* [Extracted records]:
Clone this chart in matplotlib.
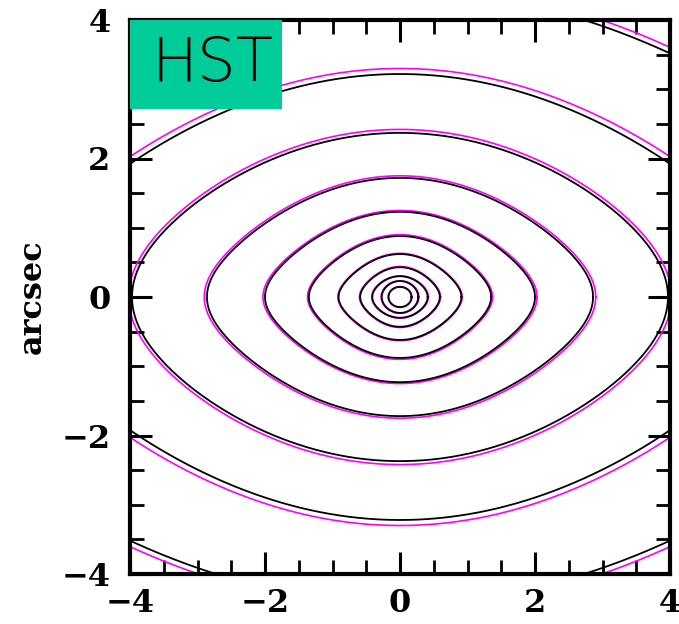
import numpy as np
import matplotlib
matplotlib.use("Agg")
import matplotlib.pyplot as plt
from matplotlib.patches import Rectangle
from matplotlib.ticker import MultipleLocator

# Model isophotes (black): semi-major, semi-minor (arcsec), lemon-shape factor
model_a = [0.17, 0.27, 0.41, 0.59, 0.91, 1.35, 2.00, 2.86, 3.97, 5.63, 7.90]
model_b = [0.145, 0.23, 0.30, 0.43, 0.62, 0.88, 1.23, 1.72, 2.37, 3.22, 4.42]
shape_k = [0.0, 0.05, 0.15, 0.25, 0.3, 0.3, 0.3, 0.28, 0.2, 0.3, 0.3]

# Data isophotes (magenta)
data_a = [0.175, 0.28, 0.42, 0.60, 0.92, 1.37, 2.03, 2.90, 4.02, 5.75, 8.00]
data_b = [0.150, 0.235, 0.305, 0.44, 0.63, 0.90, 1.25, 1.75, 2.42, 3.30, 4.50]

xticks = [-4, -2, 0, 2, 4]
yticks = [-4, -2, 0, 2, 4]
panel_label = "HST"

fig = plt.figure(figsize=(6.79, 6.24), dpi=100)
ax = fig.add_axes([130/679, 1-574/624, 540/679, 554/624])

t = np.linspace(0, 2*np.pi, 1441)
def iso(a, b, k):
    c, s = np.cos(t), np.sin(t)
    return (a*c, b*s*(1 - k*c**2))

for a, b, k in zip(data_a, data_b, shape_k):
    x, y = iso(a, b, k)
    ax.plot(x, y, color='#ff00ff', lw=1.2, zorder=2)
for a, b, k in zip(model_a, model_b, shape_k):
    x, y = iso(a, b, k)
    ax.plot(x, y, color='black', lw=1.3, zorder=3)

ax.set_xlim(-4, 4)
ax.set_ylim(-4, 4)
ax.set_xticks(xticks)
ax.set_yticks(yticks)
ax.xaxis.set_minor_locator(MultipleLocator(0.5))
ax.yaxis.set_minor_locator(MultipleLocator(0.5))
ax.tick_params(which='both', direction='in', top=True, right=True,
               labeltop=False, labelright=False)
ax.tick_params(which='major', length=16, width=2.2)
ax.tick_params(which='minor', length=10, width=2.0)
ax.tick_params(axis='x', which='major', pad=10)
ax.tick_params(axis='y', which='major', pad=14)
for s in ax.spines.values():
    s.set_linewidth(3)

tick_font = dict(family='DejaVu Serif', weight='bold', size=23)
ax.set_xticklabels([f"{v}".replace('-', '\u2212') for v in xticks], fontdict=tick_font)
ax.set_yticklabels([f"{v}".replace('-', '\u2212') for v in yticks], fontdict=tick_font)
ax.set_ylabel("arcsec", family='DejaVu Serif', weight='bold', size=23, labelpad=10)

ax.add_patch(Rectangle((-4, 2.715), 2.25, 1.285, facecolor='#00CC99',
                       edgecolor='none', zorder=5))
ax.text(-2.78, 3.36, panel_label, ha='center', va='center', fontsize=44,
        family=['Liberation Sans Narrow', 'DejaVu Sans'], fontweight='light',
        color='black', zorder=6)

fig.savefig("out.png", dpi=100)
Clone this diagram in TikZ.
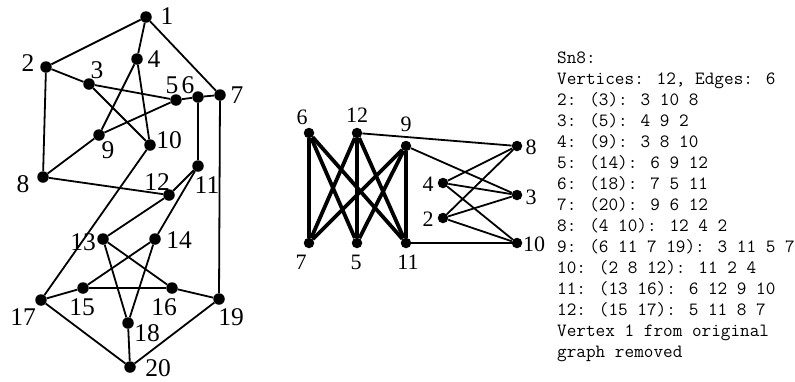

* [Do this]:
Copy only the part of the records that runs from the first line to the line with "2.42, 3.30, 4.50]", ends included, leaving pictures out.

* [The solution]:
Clone this chart in matplotlib.
import numpy as np
import matplotlib
matplotlib.use("Agg")
import matplotlib.pyplot as plt
from matplotlib.patches import Rectangle
from matplotlib.ticker import MultipleLocator

# Model isophotes (black): semi-major, semi-minor (arcsec), lemon-shape factor
model_a = [0.17, 0.27, 0.41, 0.59, 0.91, 1.35, 2.00, 2.86, 3.97, 5.63, 7.90]
model_b = [0.145, 0.23, 0.30, 0.43, 0.62, 0.88, 1.23, 1.72, 2.37, 3.22, 4.42]
shape_k = [0.0, 0.05, 0.15, 0.25, 0.3, 0.3, 0.3, 0.28, 0.2, 0.3, 0.3]

# Data isophotes (magenta)
data_a = [0.175, 0.28, 0.42, 0.60, 0.92, 1.37, 2.03, 2.90, 4.02, 5.75, 8.00]
data_b = [0.150, 0.235, 0.305, 0.44, 0.63, 0.90, 1.25, 1.75, 2.42, 3.30, 4.50]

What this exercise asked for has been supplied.